Uno se acostumbraba a cenar con los abuelos y los tíos, y veía, con una naturalidad pavorosa, que la otra media familia se repartía entre esa misma cena y la comida de Año Nuevo. Se lo pasaba bien. Tocaba pasárselo bien. El rey daba su discurso, los tíos intercambiaban chistes incomprensibles y discutían al tocar el tema de la política, que a saber qué era.

Pasada la medianoche, el termómetro del coche rondaba el equilibrio. El marcador a cero. Uno esperaba mientras sus padres acompañaban a la abuela a casa, que la pobre estaba ya muy mayor para andar sola a determinadas horas.

Lo mejor era el calendario. Día a día amenazaba con devolverte al colegio, ¡qué fastidio! Pero, a su vez, enseñaba una valiosa lección: cerca del final esperaba lo mejor. El amanecer del seis de enero, cruzando el umbral de la puerta cerrada del salón cual Alicia persiguiendo al conejo blanco. Al otro lado, un reino perdido. Globos, paquetes, globos, paquetes. Navidad, como ya he dicho, repartía lo mejor, y tenía para todos.

Es bien sabido que la Edad Media de la vida es la adolescencia, por eso de la sombra de la civilización, la escasez de avances, y la tontuna contagiosa. Tan centrado como está uno en su propio ombligo, Navidad deja de ser Navidad y ¡tachán! En su DNI tenemos al señor Tiempo, un decrépito anciano de rostro bulboso y cuencas arrugadas que te mire avergonzado.

“Ya no me quedan, chico. Lo siento”.

Claro que la adolescencia ha quedado atrás y le insistes.

“Vas a tener que joderte. A los mayores les ponemos a dieta de felicidad”.

El espejismo desaparece. El telón descarría en el riel y se te cae encima. Te asfixia. El género granate sustituye a tu propia sangre y la falta de aire te lleva a delirar, y recuerdas. Porque, ¿por qué? Qué injusto. Ahora que por fin se despierta en tu red neuronal algo semejante al raciocinio, te han largado de una patada al este del Edén.

El mayor peligro de la edad adulta no lo anuncian en la televisión. Se trata de dejar de ver, de ver con los ojos de un niño. El apabullante concepto de realidad sustituye a la ignorancia. Y tú te preguntas dónde han escondido los rescoldos de la magia y por qué Tiempo es tan hijo de puta.

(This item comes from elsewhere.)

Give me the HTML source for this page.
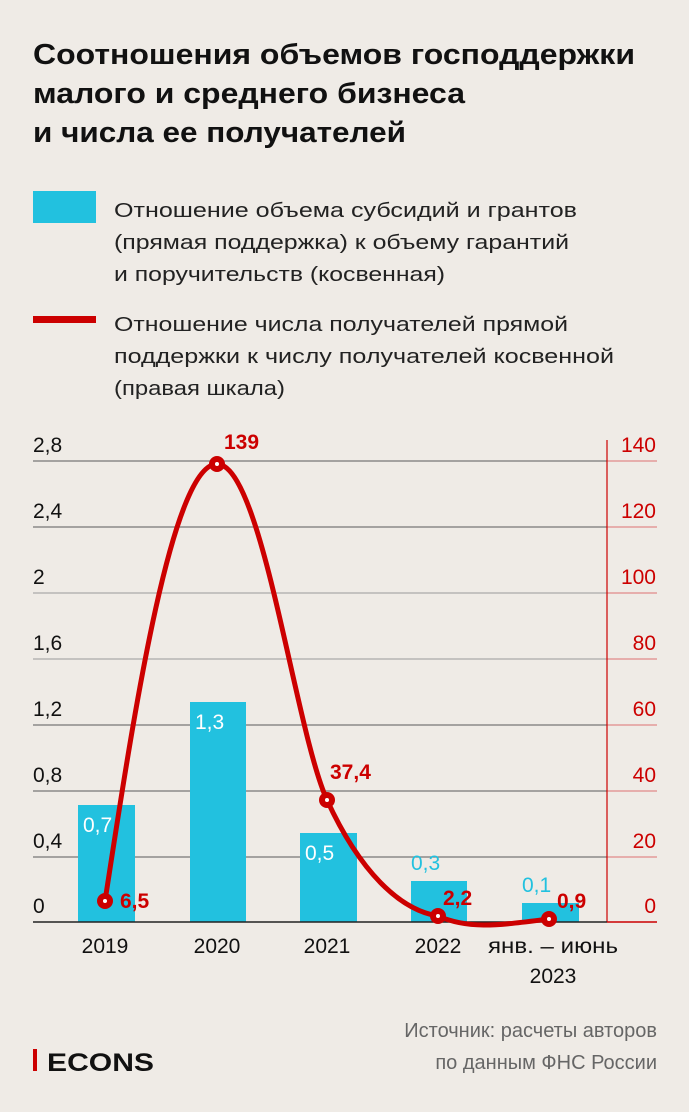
<!DOCTYPE html>
<html><head><meta charset="utf-8"><style>
html,body{margin:0;padding:0;background:#efebe6;}
svg{display:block;font-family:"Liberation Sans",sans-serif;}
</style></head><body>
<svg width="689" height="1112" viewBox="0 0 689 1112" xmlns="http://www.w3.org/2000/svg">
<rect width="689" height="1112" fill="#efebe6"/>
<g font-weight="bold" font-size="29" fill="#111">
<text x="33" y="64" textLength="602" lengthAdjust="spacingAndGlyphs">Соотношения объемов господдержки</text>
<text x="33" y="103" textLength="432" lengthAdjust="spacingAndGlyphs">малого и среднего бизнеса</text>
<text x="33" y="142" textLength="373" lengthAdjust="spacingAndGlyphs">и числа ее получателей</text>
</g>
<rect x="33" y="191" width="63" height="32" fill="#22c1df"/>
<rect x="33" y="316" width="63" height="7" fill="#cc0000"/>
<g font-size="20" fill="#222">
<text x="114" y="217" textLength="463" lengthAdjust="spacingAndGlyphs">Отношение объема субсидий и грантов</text>
<text x="114" y="249" textLength="455" lengthAdjust="spacingAndGlyphs">(прямая поддержка) к объему гарантий</text>
<text x="114" y="281" textLength="331" lengthAdjust="spacingAndGlyphs">и поручительств (косвенная)</text>
<text x="114" y="331" textLength="454" lengthAdjust="spacingAndGlyphs">Отношение числа получателей прямой</text>
<text x="114" y="363" textLength="500" lengthAdjust="spacingAndGlyphs">поддержки к числу получателей косвенной</text>
<text x="114" y="395" textLength="171" lengthAdjust="spacingAndGlyphs">(правая шкала)</text>
</g>
<!-- gridlines -->
<g stroke-width="1.2">
<line x1="33" x2="607" y1="461" y2="461" stroke="#777"/>
<line x1="33" x2="607" y1="527" y2="527" stroke="#777"/>
<line x1="33" x2="607" y1="593" y2="593" stroke="#aaa"/>
<line x1="33" x2="607" y1="659" y2="659" stroke="#aaa"/>
<line x1="33" x2="607" y1="725" y2="725" stroke="#777"/>
<line x1="33" x2="607" y1="791" y2="791" stroke="#777"/>
<line x1="33" x2="607" y1="857" y2="857" stroke="#777"/>
</g>
<g stroke="#e08a8a" stroke-width="1.2">
<line x1="607" x2="657" y1="461" y2="461"/><line x1="607" x2="657" y1="527" y2="527"/>
<line x1="607" x2="657" y1="593" y2="593"/><line x1="607" x2="657" y1="659" y2="659"/>
<line x1="607" x2="657" y1="725" y2="725"/><line x1="607" x2="657" y1="791" y2="791"/>
<line x1="607" x2="657" y1="857" y2="857"/>
</g>
<line x1="607" x2="657" y1="922" y2="922" stroke="#cc0000" stroke-width="1.5"/>
<line x1="607" x2="607" y1="440" y2="922" stroke="#cc0000" stroke-width="1.2"/>
<g font-size="21" fill="#111">
<text x="33" y="452">2,8</text><text x="33" y="518">2,4</text><text x="33" y="584">2</text>
<text x="33" y="650">1,6</text><text x="33" y="716">1,2</text><text x="33" y="782">0,8</text>
<text x="33" y="848">0,4</text><text x="33" y="913">0</text>
</g>
<g font-size="21" fill="#cc0000" text-anchor="end">
<text x="656" y="452">140</text><text x="656" y="518">120</text><text x="656" y="584">100</text>
<text x="656" y="650">80</text><text x="656" y="716">60</text><text x="656" y="782">40</text>
<text x="656" y="848">20</text><text x="656" y="913">0</text>
</g>
<g fill="#22c1df">
<rect x="78" y="805" width="57" height="117"/>
<rect x="190" y="702" width="56" height="220"/>
<rect x="300" y="833" width="57" height="89"/>
<rect x="411" y="881" width="56" height="41"/>
<rect x="522" y="903" width="57" height="19"/>
</g>
<line x1="33" x2="607" y1="922" y2="922" stroke="#222" stroke-width="1.5"/>
<g font-size="21" fill="#fff">
<text x="83" y="832">0,7</text><text x="195" y="729">1,3</text><text x="305" y="860">0,5</text>
</g>
<g font-size="21" fill="#22c1df">
<text x="411" y="870">0,3</text><text x="522" y="892">0,1</text>
</g>
<path d="M105,901 C130,740 170,464 217,464 C262,464 295,730 327,800 C360,872 400,910 438,916 C470,930 500,925 549,919" fill="none" stroke="#cc0000" stroke-width="5"/>
<g fill="#cc0000"><circle cx="105" cy="901" r="8"/><circle cx="217" cy="464" r="8"/><circle cx="327" cy="800" r="8"/><circle cx="438" cy="916" r="8"/><circle cx="549" cy="919" r="8"/></g>
<g fill="#fff"><circle cx="105" cy="901" r="2"/><circle cx="217" cy="464" r="2"/><circle cx="327" cy="800" r="2"/><circle cx="438" cy="916" r="2"/><circle cx="549" cy="919" r="2"/></g>
<g font-size="21" fill="#cc0000" font-weight="bold">
<text x="120" y="908">6,5</text><text x="224" y="449">139</text><text x="330" y="779">37,4</text>
<text x="443" y="905">2,2</text><text x="557" y="908">0,9</text>
</g>
<g font-size="21" fill="#111" text-anchor="middle">
<text x="105" y="953">2019</text><text x="217" y="953">2020</text><text x="327" y="953">2021</text><text x="438" y="953">2022</text>
<text x="553" y="953" textLength="130" lengthAdjust="spacingAndGlyphs">янв. – июнь</text><text x="553" y="983">2023</text>
</g>
<rect x="33" y="1049" width="4" height="22" fill="#cc0000"/>
<text x="47" y="1071" font-size="25" font-weight="bold" fill="#111" textLength="107" lengthAdjust="spacingAndGlyphs">ECONS</text>
<g font-size="20" fill="#666" text-anchor="end">
<text x="657" y="1037">Источник: расчеты авторов</text>
<text x="657" y="1069">по данным ФНС России</text>
</g>
</svg>
</body></html>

Entonces sumas dos más dos, en honor de la etapa escolar.

Mientras uno, de niño, era feliz, el mundo también navegaba a la deriva, arrastrado por las corrientes del Caos. Tus padres, tus tíos, tus abuelos… Ellos lo sabían. Y, o bien lo dejaban a un lado, o bien aprendían a vivir con esa mochila cargada de piedras.

Algunos ya no están. Las ausencias ocupan más por una sencilla razón: abarcan lo que abarcan los recuerdos en común, las emociones que alguna vez hemos sentido por esas personas, la vida que nos insuflaron.

Entonces uno asume que él también tiene que sentarse a la mesa y que, al igual que ausencias, habrá caras nuevas, algunas demasiado parecidas a él. Recordará lo que otros hicieron y guardará el pacto de silencio. Incluso se vestirá de Rey Mago o de Papá Noel y bajará a tirar la basura; con suerte, se encontrará con Tiempo en el rellano y, después de negociar un rato, logrará que vuelva a ser Navidad, al menos por una noche.